For most of the 20th century, the party had great control over the presidential selection process. Many candidates, in both parties, disliked this influence in the selection process.
No one disliked the party’s involvement more than Richard Nixon, who openly ignored the Republican Party to get elected in 1968 and re-elected in 1972. He built his own election organization in 1968 and then a re-election organization in 1972, funded them and made the Republican National Committee a minor player in his elections.
In varying degrees, presidential candidates of both parties have followed the Nixon model, which has all but removed any true relevance of the national parties in presidential politics. This has coincided with the rise and growth of both Republican and Democratic committees formed by party members of the U.S. Congress, where both parties now have active House and Senate committees recruiting and funding House and Senate candidates, as well as assisting those seeking re-election.
Today, the party national committees have become little more than token operations, repositories of election and voter data, which takes time and considerable money to accumulate and is indispensable for winning elections at the local, state and national levels. So that is important.

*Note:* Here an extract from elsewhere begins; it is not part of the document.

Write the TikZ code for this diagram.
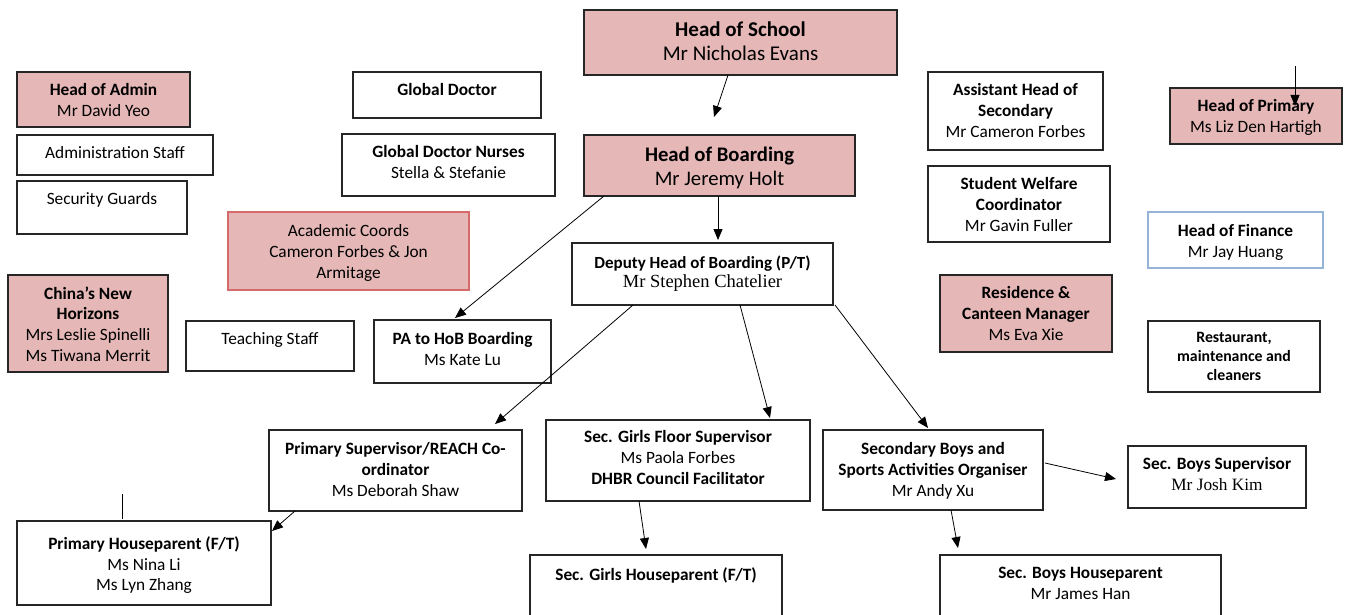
\documentclass[tikz,border=0pt]{standalone}
\usepackage{fontspec}
\setmainfont{Carlito}
\newfontfamily\tmsfont{Liberation Serif}
\usetikzlibrary{arrows.meta}
\definecolor{pinkfill}{HTML}{E5B8B7}
\definecolor{redline}{HTML}{D46A6A}
\definecolor{blueline}{HTML}{95B3D7}
\definecolor{boxline}{HTML}{262626}
\newcommand\bt[4]{\parbox[c][#2pt][t]{#1pt}{\centering\vspace*{#3pt}#4\par}}
\tikzset{
  bx/.style={draw=boxline, line width=1.1pt, inner sep=0pt, outer sep=0pt, anchor=north west,
    font=\fontsize{17.3}{20.8}\selectfont},
  pk/.style={bx, fill=pinkfill},
  arr/.style={line width=0.8pt, -{Triangle[length=11pt,width=9pt]}},
  plain/.style={line width=0.8pt},
}
\begin{document}
\begin{tikzpicture}[x=1pt,y=-1pt]
\useasboundingbox[fill=white] (0,0) rectangle (1346,615);
\clip (0,0) rectangle (1346,615);
% central column
\node[pk] (hos) at (584,10) {\bt{313}{65}{11.5}{\fontsize{21}{24}\selectfont\textbf{Head of School}\\Mr Nicholas Evans}};
\node[pk] (hob) at (584,135) {\bt{271}{61}{11.5}{\fontsize{20.7}{24}\selectfont\textbf{Head of Boarding}\\Mr Jeremy Holt}};
\node[bx] (dep) at (572,243) {\bt{261}{62}{12.5}{\fontsize{17}{19}\selectfont\textbf{Deputy Head of Boarding (P/T)}\\{\tmsfont\fontsize{18.5}{19}\selectfont Mr Stephen Chatelier}}};
\node[bx] (pa) at (374,320) {\bt{177}{63}{12.5}{\textbf{PA to HoB Boarding}\\Ms Kate Lu}};
% left column
\node[pk] (ha) at (17,72) {\bt{173}{55}{11.5}{\textbf{Head of Admin}\\Mr David Yeo}};
\node[bx] (as) at (17,135) {\bt{196}{40}{11.5}{Administration Staff}};
\node[bx] (sg) at (17,181) {\bt{170}{53}{11.5}{Security Guards}};
\node[bx] (gd) at (353,72) {\bt{188}{46}{11.5}{\textbf{Global Doctor}}};
\node[bx] (gdn) at (342,134) {\bt{213}{62}{11.5}{\textbf{Global Doctor Nurses}\\Stella \& Stefanie}};
\node[pk, draw=redline] (ac) at (228,212) {\bt{241}{78}{12.5}{Academic Coords\\Cameron Forbes \& Jon\\Armitage}};
\node[pk] (cnh) at (8,275) {\bt{160}{97}{11.5}{\textbf{China’s New}\\\textbf{Horizons}\\Mrs Leslie Spinelli\\Ms Tiwana Merrit}};
\node[bx] (ts) at (186,321) {\bt{168}{50}{11.5}{Teaching Staff}};
% right columns
\node[bx] (ahs) at (928,72) {\bt{175}{78}{11.5}{\textbf{Assistant Head of}\\\textbf{Secondary}\\Mr Cameron Forbes}};
\node[bx] (swc) at (928,166) {\bt{182}{76}{11.5}{\textbf{Student Welfare}\\\textbf{Coordinator}\\Mr Gavin Fuller}};
\node[pk] (rcm) at (940,275) {\bt{172}{77}{11.5}{\textbf{Residence \&}\\\textbf{Canteen Manager}\\Ms Eva Xie}};
\node[pk] (hop) at (1170,88) {\bt{172}{56}{11.5}{\textbf{Head of Primary}\\Ms Liz Den Hartigh}};
\node[bx, draw=blueline] (hof) at (1148,212) {\bt{175}{56}{12.5}{\textbf{Head of Finance}\\Mr Jay Huang}};
\node[bx] (rmc) at (1148,321) {\bt{172}{71}{11.5}{\fontsize{15.8}{19}\selectfont\textbf{Restaurant,}\\\textbf{maintenance and}\\\textbf{cleaners}}};
% lower rows
\node[bx] (ps) at (269,430) {\bt{253}{81}{12.5}{\textbf{Primary Supervisor/REACH Co-}\\\textbf{ordinator}\\Ms Deborah Shaw}};
\node[bx] (sgf) at (546,420) {\bt{264}{81}{10.5}{\textbf{Sec. Girls Floor Supervisor}\\Ms Paola Forbes\\\textbf{DHBR Council Facilitator}}};
\node[bx] (sbo) at (823,430) {\bt{220}{80}{12.5}{\textbf{Secondary Boys and}\\\textbf{Sports Activities Organiser}\\Mr Andy Xu}};
\node[bx] (sbs) at (1128,446) {\bt{178}{62}{11.5}{\textbf{Sec. Boys Supervisor}\\{\tmsfont Mr Josh Kim}}};
\node[bx] (php) at (17,521) {\bt{254}{84}{15.5}{\textbf{Primary Houseparent (F/T)}\\Ms Nina Li\\Ms Lyn Zhang}};
\node[bx] (sghp) at (530,555) {\bt{252}{75}{12.5}{\textbf{Sec. Girls Houseparent (F/T)}}};
\node[bx] (sbhp) at (940,555) {\bt{281}{75}{12.5}{\textbf{Sec. Boys Houseparent}\\Mr James Han}};
% connectors
\draw[arr] ([xshift=-12.5pt]hos.south) -- ([xshift=-5.5pt,yshift=18pt]hob.north);
\draw[arr] ([xshift=-1.5pt]hob.south) -- ([xshift=15.5pt,yshift=3pt]dep.north);
\draw[arr] ([xshift=-115.5pt]hob.south) -- ([xshift=-7.5pt,yshift=2pt]pa.north);
\draw[arr] ([xshift=-69.5pt]dep.south) -- ([xshift=99.5pt,yshift=6pt]ps.north);
\draw[arr] ([xshift=37.5pt]dep.south) -- ([xshift=92pt,yshift=2pt]sgf.north);
\draw[arr] ([xshift=132.5pt]dep.south) -- ([xshift=-5pt,yshift=2pt]sbo.north);
\draw[arr] ([xshift=-100.5pt]ps.south) -- ([xshift=1pt,yshift=-10pt]php.north east);
\draw[arr] ([xshift=-39pt]sgf.south) -- ([xshift=-10pt,yshift=6pt]sghp.north);
\draw[arr] ([xshift=18pt]sbo.south) -- ([xshift=-122.5pt,yshift=7pt]sbhp.north);
\draw[arr] ([xshift=2pt,yshift=7pt]sbo.east) -- ([xshift=-12pt,yshift=-2pt]sbs.west);
\coordinate (hopin) at (1295,66);
\draw[arr] (hopin) -- ([xshift=39pt,yshift=-18pt]hop.north);
\coordinate (stray) at (122,494);
\draw[plain] (stray) -- ([xshift=-22pt,yshift=2pt]php.north);
\end{tikzpicture}
\end{document}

Also, of course, they help organize and manage the quadrennial national conventions—although the presidential candidate will take control of this operation as well, once he or she is the presumptive nominee.
Bottom line, today there is no restraining influence of national Republican and Democratic parties on presidential candidates. Candidates simply do not need the parties. Similarly, today the fractured media has little influence. Candidates can go around the establishment media via the internet.
Thus, presidential candidates push agendas that have little relationship to reality or the mainstream of their party—which both Bernie Sanders and Donald Trump have done with relish—and the candidates can do so largely unchallenged and unchecked in the primary process.
For this reason, we must hope that voters can sort it all out in the general election when the nominees of each party challenge each other. Kind of a frightening thought.